Bills to ban bump stocks were introduced this week after a gunman in Las Vegas is believed to have used the device to fire into a crowd at a concert, killing 58 people.

“I think there is an appetite because people feel vulnerable, my constituents feel vulnerable,” said Sen. Brad Hoylman, who carries a similar measure along with fellow Democratic Sen. John Brooks.

But there’s also some confusion over the legal status of bump stocks. Gov. Andrew Cuomo on Friday incorrectly said the devices were banned in the SAFE Act.

“We did that,” Cuomo told reporters in Cortland. “New York led the way and we frankly led the way before this whole rash of mass murders going on nationwide.”

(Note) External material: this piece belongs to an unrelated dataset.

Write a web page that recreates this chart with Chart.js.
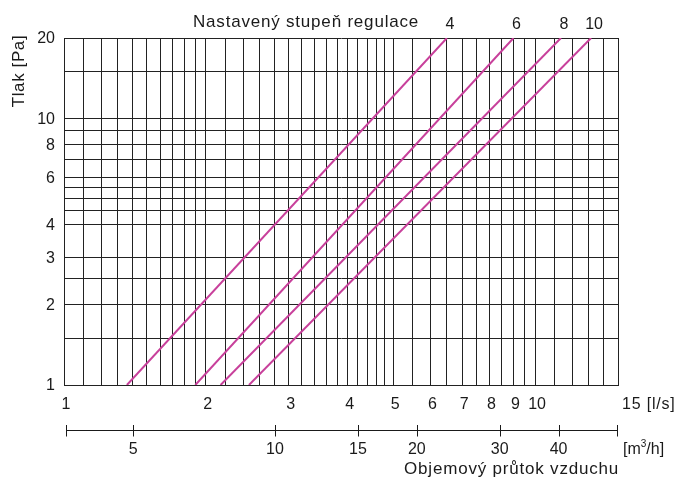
<!DOCTYPE html>
<html><head><meta charset="utf-8">
<script src="https://cdn.jsdelivr.net/npm/chart.js@4.4.0/dist/chart.umd.min.js"></script>
<style>html,body{margin:0;padding:0;background:#fff;} #wrap{width:678px;height:479px;position:relative;}</style>
</head><body><div id="wrap"><canvas id="c" width="678" height="479"></canvas></div>
<script>
// ---- data ----
const settings = ['4', '6', '8', '10'];
const pressureEnds = [1, 20];                 // Pa
const flowAt1Pa = [1.36, 1.9, 2.15, 2.47];    // l/s at 1 Pa
const flowAt20Pa = [6.5, 9.0, 11.35, 13.15];  // l/s at 20 Pa
const xGrid = [1,1.1,1.2,1.3,1.4,1.5,1.6,1.7,1.8,1.9,2,2.2,2.4,2.6,2.8,3,3.2,3.4,3.6,3.8,4,4.2,4.4,4.6,4.8,5,5.5,6,6.5,7,7.5,8,8.5,9,9.5,10,11,12,13,14,15];
const yGrid = [1,1.5,2,2.5,3,4,4.5,5,5.5,6,7,8,9,10,15,20];
const xTickLabels = [1,2,3,4,5,6,7,8,9,10];
const yTickLabels = [1,2,3,4,6,8,10,20];
const m3hTicks = [5,10,15,20,30,40];
const LS_PER_M3H = 1/3.6;

const lineColor = '#c8409b';
const gridColor = '#222';
const FONT = '"Liberation Sans", Arial, sans-serif';

const datasets = settings.map((s, i) => ({
  label: s,
  data: [{x: flowAt1Pa[i], y: pressureEnds[0]}, {x: flowAt20Pa[i], y: pressureEnds[1]}],
  borderColor: lineColor,
  borderWidth: 2,
  pointRadius: 0,
  showLine: true,
  fill: false
}));

const labelsPlugin = {
  id: 'labelsPlugin',
  afterDraw(chart) {
    const ctx = chart.ctx;
    const xs = chart.scales.x, ys = chart.scales.y;
    const ca = chart.chartArea;
    ctx.save();
    ctx.fillStyle = '#1a1a1a';
    ctx.strokeStyle = '#1a1a1a';
    // y tick labels
    ctx.font = '16px ' + FONT;
    ctx.textAlign = 'right';
    ctx.textBaseline = 'middle';
    yTickLabels.forEach(v => ctx.fillText(String(v), 55, ys.getPixelForValue(v) + 1));
    // x tick labels (l/s)
    ctx.textAlign = 'center';
    xTickLabels.forEach(v => ctx.fillText(String(v), xs.getPixelForValue(v) + 2, 405));
    // 15 [l/s]
    ctx.textAlign = 'left';
    ctx.letterSpacing = '0.8px';
    ctx.fillText('15 [l/s]', xs.getPixelForValue(15) + 4, 405);
    ctx.letterSpacing = '0px';
    // m3/h axis
    const axY = 430.5;
    const x0 = xs.getPixelForValue(1) + 2, x1 = xs.getPixelForValue(15);
    ctx.lineWidth = 1;
    ctx.beginPath();
    ctx.moveTo(x0, axY); ctx.lineTo(x1, axY);
    ctx.moveTo(Math.round(x0) + 0.5, axY - 5.5); ctx.lineTo(Math.round(x0) + 0.5, axY + 6);
    ctx.moveTo(Math.round(x1) - 0.5, axY - 5.5); ctx.lineTo(Math.round(x1) - 0.5, axY + 6);
    m3hTicks.forEach(v => {
      const px = Math.round(xs.getPixelForValue(v * LS_PER_M3H)) + 2.5;
      ctx.moveTo(px, axY - 5.5); ctx.lineTo(px, axY + 6);
    });
    ctx.stroke();
    ctx.textAlign = 'center';
    m3hTicks.forEach(v => ctx.fillText(String(v), xs.getPixelForValue(v * LS_PER_M3H) + 2, 450));
    // [m3/h]
    ctx.textAlign = 'left';
    let tx = x1 + 5;
    ctx.fillText('[m', tx, 450);
    tx += ctx.measureText('[m').width;
    ctx.font = '10px ' + FONT;
    ctx.fillText('3', tx, 444);
    tx += ctx.measureText('3').width;
    ctx.font = '16px ' + FONT;
    ctx.fillText('/h]', tx, 450);
    // axis title bottom
    ctx.font = '17px ' + FONT;
    ctx.letterSpacing = '0.8px';
    ctx.textAlign = 'right';
    ctx.textBaseline = 'alphabetic';
    ctx.fillText('Objemový průtok vzduchu', x1 + 1, 474);
    // top title
    ctx.textAlign = 'left';
    ctx.fillText('Nastavený stupeň regulace', 193, 27);
    ctx.letterSpacing = '0px';
    // setting labels at line tops
    ctx.font = '16px ' + FONT;
    ctx.textAlign = 'center';
    settings.forEach((s, i) => ctx.fillText(s, xs.getPixelForValue(flowAt20Pa[i]) + 3, 29));
    // y axis title
    ctx.translate(19, 71);
    ctx.rotate(-Math.PI / 2);
    ctx.font = '17px ' + FONT;
    ctx.letterSpacing = '0.6px';
    ctx.textAlign = 'center';
    ctx.textBaseline = 'middle';
    ctx.fillText('Tlak [Pa]', 0, 0);
    ctx.restore();
  }
};

new Chart(document.getElementById('c'), {
  type: 'scatter',
  data: { datasets },
  options: {
    responsive: false,
    animation: false,
    events: [],
    layout: { padding: { left: 64, right: 60, top: 38, bottom: 94 } },
    plugins: { legend: { display: false }, tooltip: { enabled: false } },
    scales: {
      x: {
        type: 'logarithmic', min: 1, max: 15,
        afterBuildTicks: sc => { sc.ticks = xGrid.map(v => ({ value: v })); },
        ticks: { display: false },
        grid: { color: gridColor, lineWidth: 1, drawTicks: false },
        border: { display: true, color: gridColor, width: 1 }
      },
      y: {
        type: 'logarithmic', min: 1, max: 20,
        afterBuildTicks: sc => { sc.ticks = yGrid.map(v => ({ value: v })); },
        ticks: { display: false },
        grid: { color: gridColor, lineWidth: 1, drawTicks: false },
        border: { display: true, color: gridColor, width: 1 }
      }
    }
  },
  plugins: [labelsPlugin]
});
</script>
</body></html>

The claim the SAFE Act bans bump stocks and other similar devices has also been made by the Independent Democratic Conference in the Senate. But Cuomo misspoke on Friday.

The State Police this week pointed to a law that bans the attachment of devices that mimic automatic fire on semi-automatic weapons.

“Under a section of state law that pre-dates the SAFE Act,” said spokesman Beau Duffy, “attaching a bump stock to a semi-automatic weapon would be illegal.”

The possession or sale of bump stocks is legal, says Attorney General Eric Schneiderman’s office.

“The legislation that I and Senator Brooks have introduced would ban them completely and make it a felony to actually have one, for example, in the truck of your car,” Hoylman said.

Fahy’s bill, meanwhile, has the support of a Republican in the state Senate, Andrew Lanza of Staten Island.

“I think it’s a breakthrough here that the bill I’ve introduced is a bipartisan one,” she said.

The politics of gun control in the state Legislature, however, are tricky.

The SAFE Act’s passage angered gun owners in New York and several Republicans from upstate districts elected in recent years have vowed to repeal the measure.

It’s not clear if Republicans in the Senate would want to vote on another gun control bill. A Senate GOP spokesman did not return calls seeking comment, nor did the New York State Rifle And Pistol Association.